The graph depicts 20 neighborhoods obtained from Cluster 0, which is the cluster with the most restaurants as the most common venue. Based on the graph, you can see that the first neighborhood, East Harlem, has the most competition for Mexican Restaurants in Manhattan, indicating that it has the greatest obstacles in opening a new restaurant. Of these neighborhoods, it is also the most populated. East Harlem has at least double the competition than the other neighborhoods. Inwood is the second neighborhood with the most Mexican restaurants, followed by Inwood.
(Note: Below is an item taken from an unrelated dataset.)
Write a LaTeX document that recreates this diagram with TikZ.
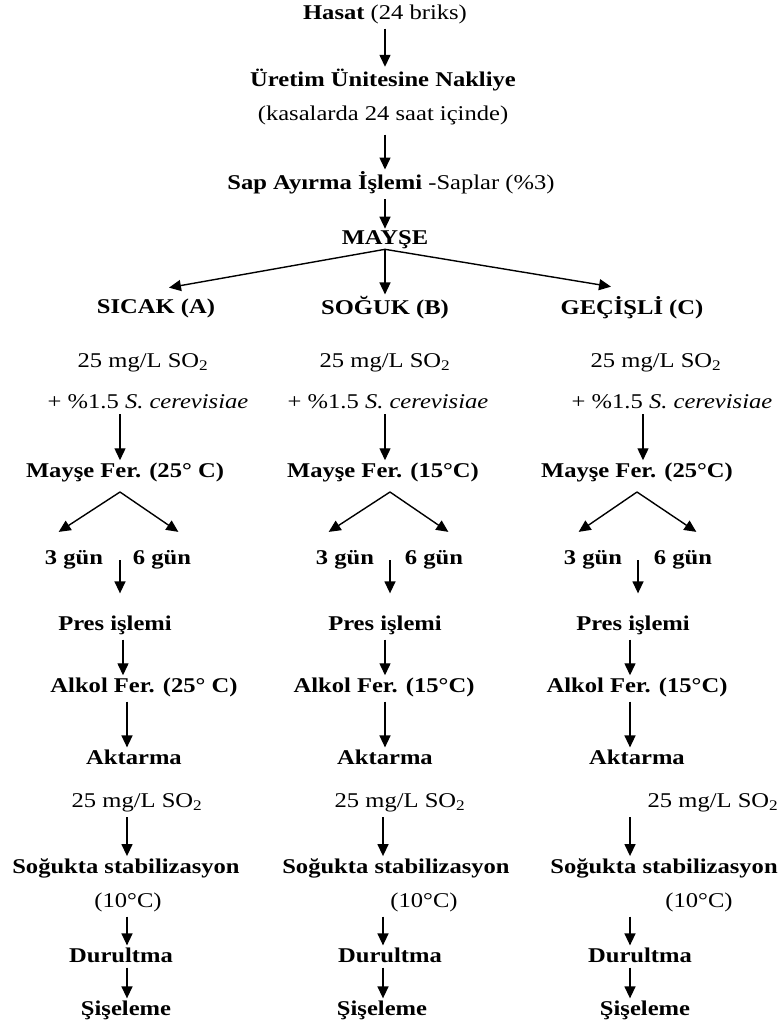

However, the following neighborhoods have moderate competition, which will enable a new business to establish itself easier:

* Manhattanville
* Yorkville
* East Village
* Gramercy
* Manhattan Valley
* Washington Heights
* Noho
* Lenox Hill
* Chinatown


---
---

# 6) Conclusion
    
---
    
This project aimed at identifying a potential neighborhood to open a restaurant in New York City. For which neighborhood in New York City offers the greatest population density and which neighborhood offers the greatest per capita income. In this study, we concluded that Manhattan offers both, most people and also the greatest purchasing power of the population of the other four boroughs in New York.
We obtained the location data of different types of venues with Foursquare API. This locational data aided us in identifying which cluster had restaurants as the most common venue in Manhattan.
Neighborhoods were partitioned into different clusters using K-means clustering algorithm. Further analysis identified that for a Mexican restaurant, East Harlem provides the most competition, which will provide a harder ground to break. However, East Harlem is the most populated of the 20 neighborhoods analyzed. The 9 neighborhoods with moderate competition also had a lower population density than the top 3 neighborhoods with the most average number of Mexican Restaurants.
* Manhattanville
* Yorkville
* East Village
* Gramercy
* Manhattan Valley
* Washington Heights
* Noho
* Lenox Hill
* Chinatown


This analysis can be helpful for individuals looking into opening a Mexican restaurant. This will provide an analysis of whether the venture is feasible and what the competitive landscape is. This can benefit investors that seek to invest in the opening of the company by highlighting potential areas to start or expand a business. Lastly, this can assist residents or visitors by providing the areas with the most amount of Mexican restaurants per neighborhood.

---   
---